We've deployed to Heroku and eventually moved to EC2, but have kept several apps on Heroku.


Do you remember what your reasons were for moving to EC2 direct? I.e. needed how much more processing / memory / etc.? I know that when I start adding in some typical features (background processing, redis and / or memcached, wildcard domains, solr search, hourly crons) the heroku prices really start to add up. Significantly more than EC2.

For example the Heroku addon for 100MB of memcached is $20 / month... which far exceeds the cost on an EC2 box.


Sorry, didn't see this reply.

We've been using EC2 for a while now, before most of these plugins were available for Heroku.
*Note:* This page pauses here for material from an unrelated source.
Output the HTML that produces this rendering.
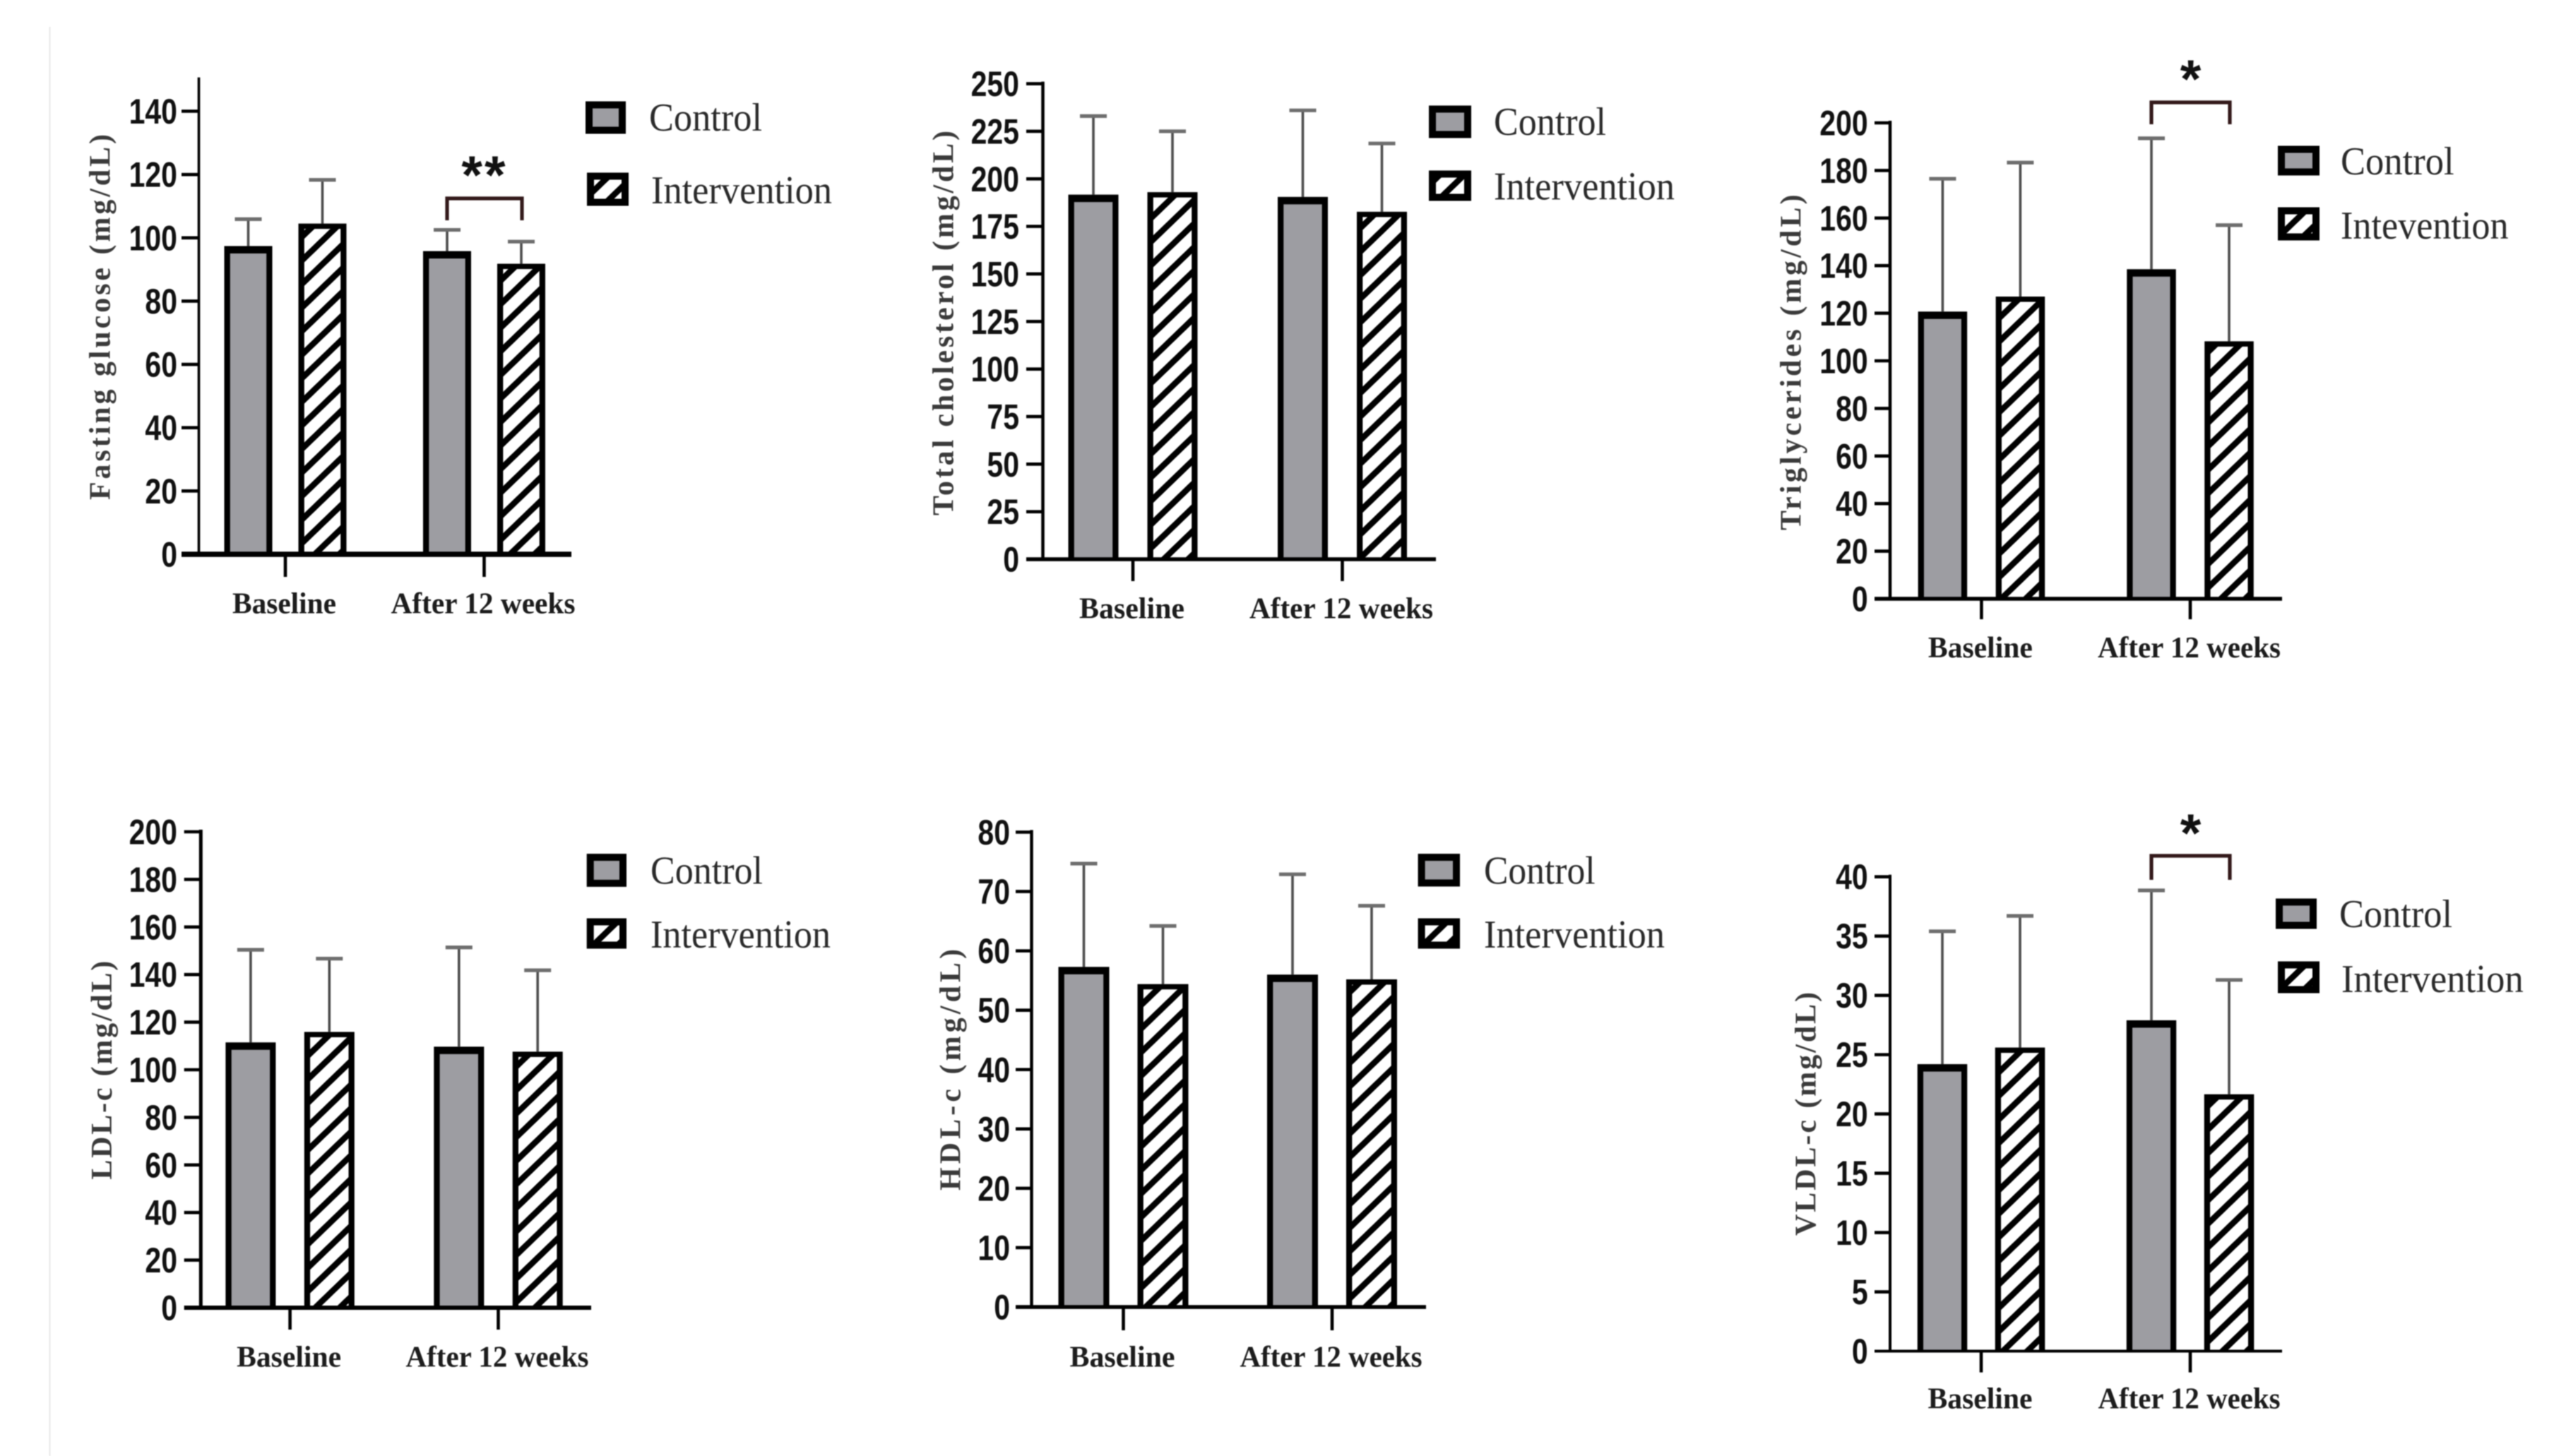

We're extremely comfortable with the platform and our tools for managing it.

We have most of our customer-facing nodes on m1.large instances since we have a lot of caching (mostly loading all of the data in memory) up front and then the rest is CPU bound.

Scaling Heroku is nice since it's just some knobs you turn, but Chef isn't that much more difficult and it's just a different type of knob.


How much does an EC2 box cost? Less than $20/month?


I assume you're referring to the memcached addon reference? That's $20 for 100MB of cache ram... The amazon small instance is 1.7GB of RAM for around $40. Making the memcached addon a 850% markup.


Is there something like this for Django?


I have a fabfile I made to deploy to EC2. https://gist.github.com/860576 Edit: It takes a lot less than 1 hour


cool, I'll check it out!


I'm thinking about writing a series of how-tos describing how to set up something like this with EC2 and Puppet - in my tests, I can go from bare-metal to a running app in under ten minutes. That's including the OS install (for physical/VMWare-based servers) and provisioning time (for EC2-based servers).

I have recently been testing it with a pretty basic Django app, but I have previously had success with large PHP CMSs, including all of the moving parts such as the DB server etc.

Would you be interested in reading these, if I make them a bit more Django-centric and push all the code to github?